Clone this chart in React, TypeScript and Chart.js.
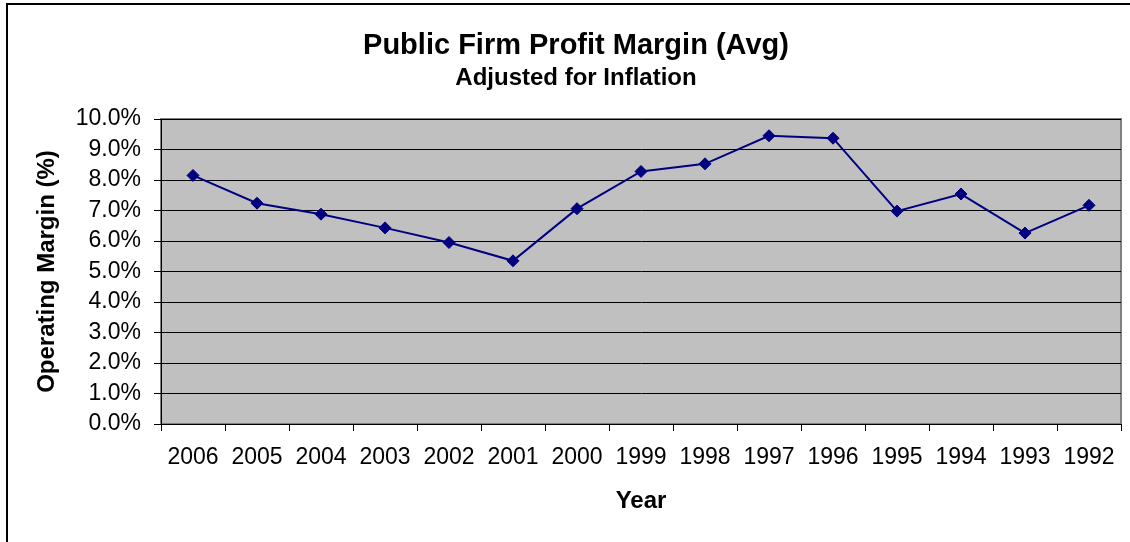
import React, { useEffect, useRef } from "react";
import { Chart, registerables } from "chart.js";

Chart.register(...registerables);

const years = ["2006", "2005", "2004", "2003", "2002", "2001", "2000", "1999", "1998", "1997", "1996", "1995", "1994", "1993", "1992"];
const margins = [8.15, 7.24, 6.88, 6.43, 5.95, 5.35, 7.06, 8.28, 8.53, 9.45, 9.37, 6.98, 7.54, 6.26, 7.17];
const titleText = "Public Firm Profit Margin (Avg)";
const subtitleText = "Adjusted for Inflation";
const yTitle = "Operating Margin (%)";
const xTitle = "Year";

const FONT = "Arial, 'Liberation Sans', Helvetica, sans-serif";

const framePlugin = {
  id: "frameAndPlot",
  beforeDraw(chart: any) {
    const { ctx, chartArea } = chart;
    ctx.save();
    ctx.fillStyle = "#ffffff";
    ctx.fillRect(0, 0, chart.width, chart.height);
    ctx.strokeStyle = "#000000";
    ctx.lineWidth = 2;
    ctx.strokeRect(7, 4, 1138, 600);
    ctx.fillStyle = "#C0C0C0";
    ctx.fillRect(chartArea.left, chartArea.top, chartArea.right - chartArea.left, chartArea.bottom - chartArea.top);
    ctx.strokeStyle = "#808080";
    ctx.lineWidth = 2;
    ctx.strokeRect(chartArea.left, chartArea.top, chartArea.right - chartArea.left, chartArea.bottom - chartArea.top);
    ctx.restore();
  },
};

export default function App() {
  const ref = useRef<HTMLCanvasElement | null>(null);
  useEffect(() => {
    if (!ref.current) return;
    const chart = new Chart(ref.current, {
      type: "line",
      data: {
        labels: years,
        datasets: [
          {
            data: margins,
            borderColor: "#000080",
            backgroundColor: "#000080",
            borderWidth: 2,
            pointStyle: "rectRot",
            pointRadius: 6,
            pointBorderWidth: 1,
            pointBackgroundColor: "#000080",
            pointBorderColor: "#000080",
            tension: 0,
          },
        ],
      },
      options: {
        responsive: false,
        animation: false,
        layout: { padding: { left: 31, right: 31, top: 0, bottom: 44.6 } },
        plugins: {
          legend: { display: false },
          tooltip: { enabled: false },
          title: {
            display: true,
            text: titleText,
            color: "#000",
            font: { family: FONT, size: 29, weight: "bold" },
            padding: { top: 29, bottom: 0 },
          },
          subtitle: {
            display: true,
            text: subtitleText,
            color: "#000",
            font: { family: FONT, size: 24, weight: "bold" },
            padding: { top: 0, bottom: 26.4 },
          },
        },
        scales: {
          x: {
            type: "category",
            offset: true,
            grid: {
              display: true,
              offset: true,
              drawOnChartArea: false,
              drawTicks: true,
              tickLength: 7,
              color: "#000",
            },
            border: { display: true, color: "#000", width: 1 },
            ticks: {
              color: "#000",
              font: { family: FONT, size: 23 },
              padding: 13,
              maxRotation: 0,
              autoSkip: false,
            },
            title: {
              display: true,
              text: xTitle,
              color: "#000",
              font: { family: FONT, size: 24, weight: "bold" },
              padding: { top: 2, bottom: 0 },
            },
          },
          y: {
            min: 0,
            max: 10,
            afterFit(axis: any) {
              axis.width = 130;
            },
            grid: {
              color: "#000",
              lineWidth: 1,
              drawTicks: true,
              tickLength: 7,
            },
            border: { display: true, color: "#000", width: 1 },
            ticks: {
              stepSize: 1,
              autoSkip: false,
              color: "#000",
              font: { family: FONT, size: 23 },
              padding: 13,
              callback: (v: any) => Number(v).toFixed(1) + "%",
            },
            title: {
              display: true,
              text: yTitle,
              color: "#000",
              font: { family: FONT, size: 24, weight: "bold" },
              padding: { top: 2, bottom: 0 },
            },
          },
        },
      },
      plugins: [framePlugin],
    });
    return () => chart.destroy();
  }, []);

  return (
    <div style={{ position: "absolute", left: 0, top: 0, width: 1130, height: 542, overflow: "hidden", background: "#fff" }}>
      <canvas ref={ref} width={1152} height={560} style={{ display: "block", width: 1152, height: 560 }} />
    </div>
  );
}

* Prompt *
Copy the listing exactly. Any image in it stays out of the copy.

* Exercise answer *
Clone this chart in React, TypeScript and Chart.js.
import React, { useEffect, useRef } from "react";
import { Chart, registerables } from "chart.js";

Chart.register(...registerables);

const years = ["2006", "2005", "2004", "2003", "2002", "2001", "2000", "1999", "1998", "1997", "1996", "1995", "1994", "1993", "1992"];
const margins = [8.15, 7.24, 6.88, 6.43, 5.95, 5.35, 7.06, 8.28, 8.53, 9.45, 9.37, 6.98, 7.54, 6.26, 7.17];
const titleText = "Public Firm Profit Margin (Avg)";
const subtitleText = "Adjusted for Inflation";
const yTitle = "Operating Margin (%)";
const xTitle = "Year";

const FONT = "Arial, 'Liberation Sans', Helvetica, sans-serif";

const framePlugin = {
  id: "frameAndPlot",
  beforeDraw(chart: any) {
    const { ctx, chartArea } = chart;
    ctx.save();
    ctx.fillStyle = "#ffffff";
    ctx.fillRect(0, 0, chart.width, chart.height);
    ctx.strokeStyle = "#000000";
    ctx.lineWidth = 2;
    ctx.strokeRect(7, 4, 1138, 600);
    ctx.fillStyle = "#C0C0C0";
    ctx.fillRect(chartArea.left, chartArea.top, chartArea.right - chartArea.left, chartArea.bottom - chartArea.top);
    ctx.strokeStyle = "#808080";
    ctx.lineWidth = 2;
    ctx.strokeRect(chartArea.left, chartArea.top, chartArea.right - chartArea.left, chartArea.bottom - chartArea.top);
    ctx.restore();
  },
};

export default function App() {
  const ref = useRef<HTMLCanvasElement | null>(null);
  useEffect(() => {
    if (!ref.current) return;
    const chart = new Chart(ref.current, {
      type: "line",
      data: {
        labels: years,
        datasets: [
          {
            data: margins,
            borderColor: "#000080",
            backgroundColor: "#000080",
            borderWidth: 2,
            pointStyle: "rectRot",
            pointRadius: 6,
            pointBorderWidth: 1,
            pointBackgroundColor: "#000080",
            pointBorderColor: "#000080",
            tension: 0,
          },
        ],
      },
      options: {
        responsive: false,
        animation: false,
        layout: { padding: { left: 31, right: 31, top: 0, bottom: 44.6 } },
        plugins: {
          legend: { display: false },
          tooltip: { enabled: false },
          title: {
            display: true,
            text: titleText,
            color: "#000",
            font: { family: FONT, size: 29, weight: "bold" },
            padding: { top: 29, bottom: 0 },
          },
          subtitle: {
            display: true,
            text: subtitleText,
            color: "#000",
            font: { family: FONT, size: 24, weight: "bold" },
            padding: { top: 0, bottom: 26.4 },
          },
        },
        scales: {
          x: {
            type: "category",
            offset: true,
            grid: {
              display: true,
              offset: true,
              drawOnChartArea: false,
              drawTicks: true,
              tickLength: 7,
              color: "#000",
            },
            border: { display: true, color: "#000", width: 1 },
            ticks: {
              color: "#000",
              font: { family: FONT, size: 23 },
              padding: 13,
              maxRotation: 0,
              autoSkip: false,
            },
            title: {
              display: true,
              text: xTitle,
              color: "#000",
              font: { family: FONT, size: 24, weight: "bold" },
              padding: { top: 2, bottom: 0 },
            },
          },
          y: {
            min: 0,
            max: 10,
            afterFit(axis: any) {
              axis.width = 130;
            },
            grid: {
              color: "#000",
              lineWidth: 1,
              drawTicks: true,
              tickLength: 7,
            },
            border: { display: true, color: "#000", width: 1 },
            ticks: {
              stepSize: 1,
              autoSkip: false,
              color: "#000",
              font: { family: FONT, size: 23 },
              padding: 13,
              callback: (v: any) => Number(v).toFixed(1) + "%",
            },
            title: {
              display: true,
              text: yTitle,
              color: "#000",
              font: { family: FONT, size: 24, weight: "bold" },
              padding: { top: 2, bottom: 0 },
            },
          },
        },
      },
      plugins: [framePlugin],
    });
    return () => chart.destroy();
  }, []);

  return (
    <div style={{ position: "absolute", left: 0, top: 0, width: 1130, height: 542, overflow: "hidden", background: "#fff" }}>
      <canvas ref={ref} width={1152} height={560} style={{ display: "block", width: 1152, height: 560 }} />
    </div>
  );
}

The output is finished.